I'm up to suggestions for biscuits, I like using them but can't afford the nicer biscuit joiners. There's some on ebay I've been looking at that are cheap china made ones, I actually ordered a similar one in the past but there was something I didn't like about it. Something like if you had it sitting on a table flush with the bottom of the board, it placed the biscuit too close to the bottom. I was taught to use the table before hanging it from the adjustable fence. Not sure the details, but it was something like that. 

There are just some applications where I'd like to use dowels right now to get me by till I can afford a biscuit joiner.


----------



## darsev (Feb 3, 2012)

bclarknc said:


> I'm up to suggestions for biscuits, I like using them but can't afford the nicer biscuit joiners. There's some on ebay I've been looking at that are cheap china made ones, I actually ordered a similar one in the past but there was something I didn't like about it. Something like if you had it sitting on a table flush with the bottom of the board, it placed the biscuit too close to the bottom. I was taught to use the table before hanging it from the adjustable fence. Not sure the details, but it was something like that.
> 
> There are just some applications where I'd like to use dowels right now to get me by till I can afford a biscuit joiner.


Brett,

There are some slot cutters you can get for your router that do the same job as a biscuiter. When all is said and done, a biscuiter is only a specialised router that does only one job - biscuiting. This means it is more reliable as the setup is always done, but if you buy a slot cutter of the same size as a biscuit, then your router will do the same job. A slot cutter for you router has to be a lot cheaper than a whole biscuiter.

Personally I prefer dowels over biscuits where there is the option. Dowels go deeper into the board giving mechanical strength to the joint to support the glue. Biscuiting though is well proven technology and in both cases it is the gluing that is more important to the strength of the joint.

Darryl


----------



## CharleyL (Feb 28, 2009)

I don't want to start a long discussion about doweling vs, biscuits, vs methods but here is my opinion of biscuit joinery. I almost never use dowels anymore. The biggest reason for going away from dowels and switching to biscuits is speed and accuracy. Dowels work fine but are too time consuming and achieving accuracy in multi-dowel joints is nearly impossible without expensive tooling.

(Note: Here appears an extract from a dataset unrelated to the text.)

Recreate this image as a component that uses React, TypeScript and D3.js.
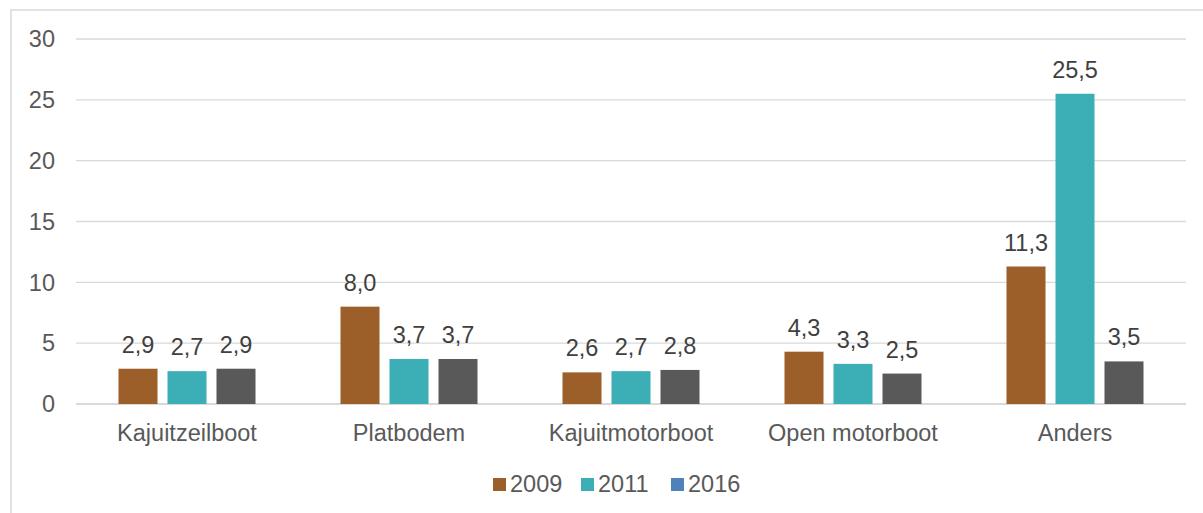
import React from "react";
import { scaleBand, scaleLinear } from "d3";

const categories = ["Kajuitzeilboot", "Platbodem", "Kajuitmotorboot", "Open motorboot", "Anders"];
const years = ["2009", "2011", "2016"];
const values2009 = [2.9, 8.0, 2.6, 4.3, 11.3];
const values2011 = [2.7, 3.7, 2.7, 3.3, 25.5];
const values2016 = [2.9, 3.7, 2.8, 2.5, 3.5];
const yTicks = [0, 5, 10, 15, 20, 25, 30];

const barColors = ["#9C5F2A", "#3BAFB5", "#595959"];
const legendColors = ["#9C5F2A", "#3BAFB5", "#4F81BD"];

const W = 1203;
const H = 513;
const plot = { left: 76, right: 1186, top: 39, bottom: 404 };
const font = "'Liberation Sans', Arial, sans-serif";
const fs = 23.5;

export default function App() {
  const series = [values2009, values2011, values2016];

  const x = scaleBand<string>()
    .domain(categories)
    .range([plot.left, plot.right]);
  const y = scaleLinear().domain([0, 30]).range([plot.bottom, plot.top]);

  const barW = 39;
  const gap = 10;
  const groupW = barW * 3 + gap * 2;

  const legendItems = [
    { x: 493, label: years[0] },
    { x: 581, label: years[1] },
    { x: 671, label: years[2] },
  ];

  return (
    <svg
      width={W}
      height={H}
      style={{ position: "absolute", left: 0, top: 0, background: "#fff" }}
    >
      <rect x={11} y={10} width={W + 20} height={H + 20} fill="#fff" stroke="#d9d9d9" strokeWidth={1.5} />

      {yTicks.map((t) => (
        <g key={t}>
          <line
            x1={plot.left}
            x2={plot.right}
            y1={y(t)}
            y2={y(t)}
            stroke="#d9d9d9"
            strokeWidth={t === 0 ? 2 : 1.3}
          />
          <text
            x={55}
            y={y(t)}
            dy="0.35em"
            textAnchor="end"
            fontFamily={font}
            fontSize={fs}
            fill="#595959"
          >
            {t}
          </text>
        </g>
      ))}

      {categories.map((c, ci) => {
        const cx = (x(c) ?? 0) + x.bandwidth() / 2;
        const start = cx - groupW / 2;
        return (
          <g key={c}>
            {series.map((s, si) => {
              const bx = start + si * (barW + gap);
              const v = s[ci];
              return (
                <g key={si}>
                  <rect
                    x={bx}
                    y={y(v)}
                    width={barW}
                    height={plot.bottom - y(v)}
                    fill={barColors[si]}
                  />
                  <text
                    x={bx + barW / 2}
                    y={y(v) - 16}
                    textAnchor="middle"
                    fontFamily={font}
                    fontSize={fs}
                    fill="#404040"
                  >
                    {v.toFixed(1).replace(".", ",")}
                  </text>
                </g>
              );
            })}
            <text
              x={cx}
              y={441}
              textAnchor="middle"
              fontFamily={font}
              fontSize={fs}
              fill="#595959"
            >
              {c}
            </text>
          </g>
        );
      })}

      {legendItems.map((l, i) => (
        <g key={l.label}>
          <rect x={l.x} y={478} width={13} height={13} fill={legendColors[i]} />
          <text
            x={l.x + 17}
            y={492}
            fontFamily={font}
            fontSize={fs}
            fill="#595959"
          >
            {l.label}
          </text>
        </g>
      ))}
    </svg>
  );
}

A biscuit joiner is nothing more than a right angle grinder with a saw blade attached that is mounted in a spring loaded sliding case. Making it work well requires it to have an accurate and easily adjustable fence, alignment markers, etc. so that you can quickly and easily make biscuit slots that are in exactly the right location and the right depth. If the biscuit joiner moves or the blade is not true while the cut is being made it will widen the cut and will destroy the accuracy and benefit of the biscuit slot. 

Yes, you can make biscuit slots with router bits and cheap biscuit joiners, but you won't achieve the speed and repeatable accuracy of the better quality biscuit joiners with their easy setting precision fences, etc. You get what you pay for. Biscuits have their greatest benefit when they can be quickly and accurately installed easily. If your method of cutting biscuit slots requires a whole lot of fussing and setup to make them, then you are no further ahead than using dowels or one of the other joining methods that are available. 

I rely mostly on glue to hold my joints together, using biscuits mostly for joint alignment. As such, I don't apply glue to the biscuits, only to the board surfaces. Good alignment requires accurate biscuit slots. I have owned 4 biscuit joiners since they first became available and have given away the first three. My latest, and best so far, is a 6 year old DeWalt 682K series. There are other good ones, but none of these good ones are cheap, but they are still way cheaper than a Dowel Max.

Charley


----------